Every time we make a decision we should ask ourselves; how will
this decision affect that curve? We should no longer measure our
wealth and success in the graph that shows economic growth, but in
the curve that shows the emissions of greenhouse gases. We should no
longer only ask: “Have we got enough money to go through with
this?” but also: “Have we got enough of the carbon budget to
spare to go through with this?” That should and must become the
centre of our new currency.
Many people say that we don’t have any solutions to the climate
crisis. And they are right. Because how could we? How do you “solve”
the greatest crisis that humanity has ever faced? How do you “solve”
a war? How do you “solve” going to the moon for the first time?

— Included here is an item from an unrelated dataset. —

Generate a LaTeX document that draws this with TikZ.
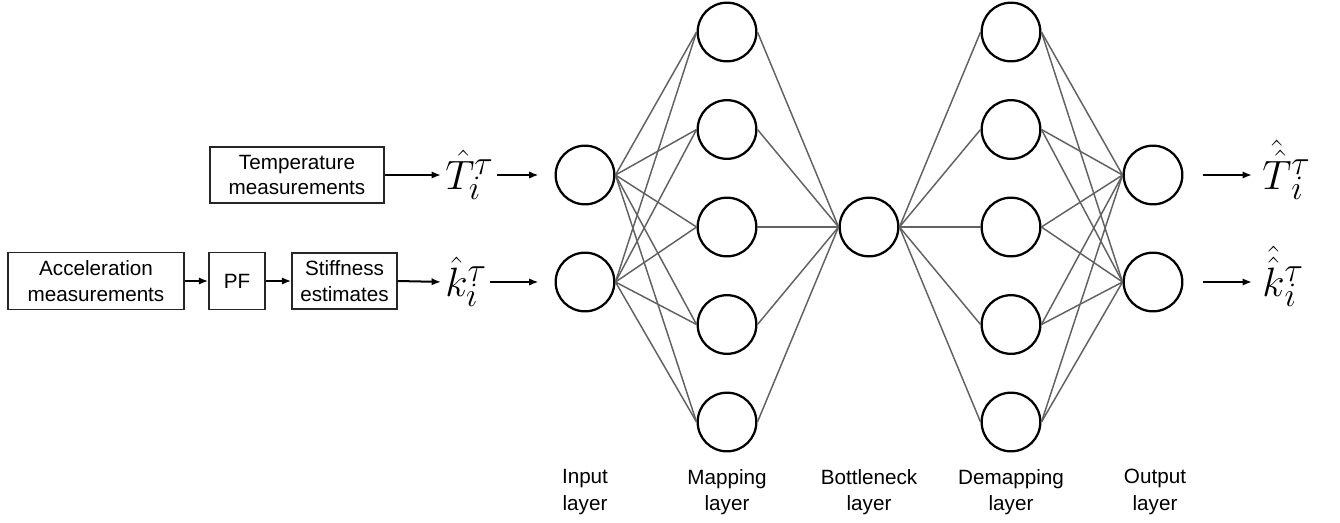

How do you “solve” inventing new inventions?
The climate crisis is both the easiest and the hardest issue we
have ever faced. The easiest because we know what we must do. We must
stop the emissions of greenhouse gases. The hardest because our
current economics are still totally dependent on burning fossil
fuels, and thereby destroying ecosystems in order to create
everlasting economic growth.
“So, exactly how do we solve that?” you ask us – the
schoolchildren striking for the climate.
And we say: “No one knows for sure. But we have to stop burning
fossil fuels and restore nature and many other things that we may not
have quite figured out yet.”
Then you say: “That’s not an answer!”
So we say: “We have to start treating the crisis like a crisis –
and act even if we don’t have all the solutions.”
“That’s still not an answer,” you say.
Then we start talking about circular economy and rewilding nature
and the need for a just transition. Then you don’t understand what
we are talking about.
We say that all those solutions needed are not known to anyone and
therefore we must unite behind the science and find them together
along the way. But you do not listen to that. Because those answers
are for solving a crisis that most of you don’t even fully
understand. Or don’t want to understand.
You don’t listen to the science because you are only interested
in solutions that will enable you to carry on like before. Like now.
And those answers don’t exist any more. Because you did not act in
time.
Avoiding climate breakdown will require cathedral thinking. We
must lay the foundation while we may not know exactly how to build
the ceiling.
Sometimes we just simply have to find a way. The moment we decide
to fulfil something, we can do anything. And I’m sure that the
moment we start behaving as if we were in an emergency, we can avoid
climate and ecological catastrophe. Humans are very adaptable: we can
still fix this. But the opportunity to do so will not last for long.
We must start today. We have no more excuses.
We children are not sacrificing our education and our childhood
for you to tell us what you consider is politically possible in the
society that you have created. We have not taken to the streets for
you to take selfies with us, and tell us that you really admire what
we do.
We children are doing this to wake the adults up. We children are
doing this for you to put your differences aside and start acting as
you would in a crisis. We children are doing this because we want our
hopes and dreams back.
I hope my microphone was on. I hope you could all hear me.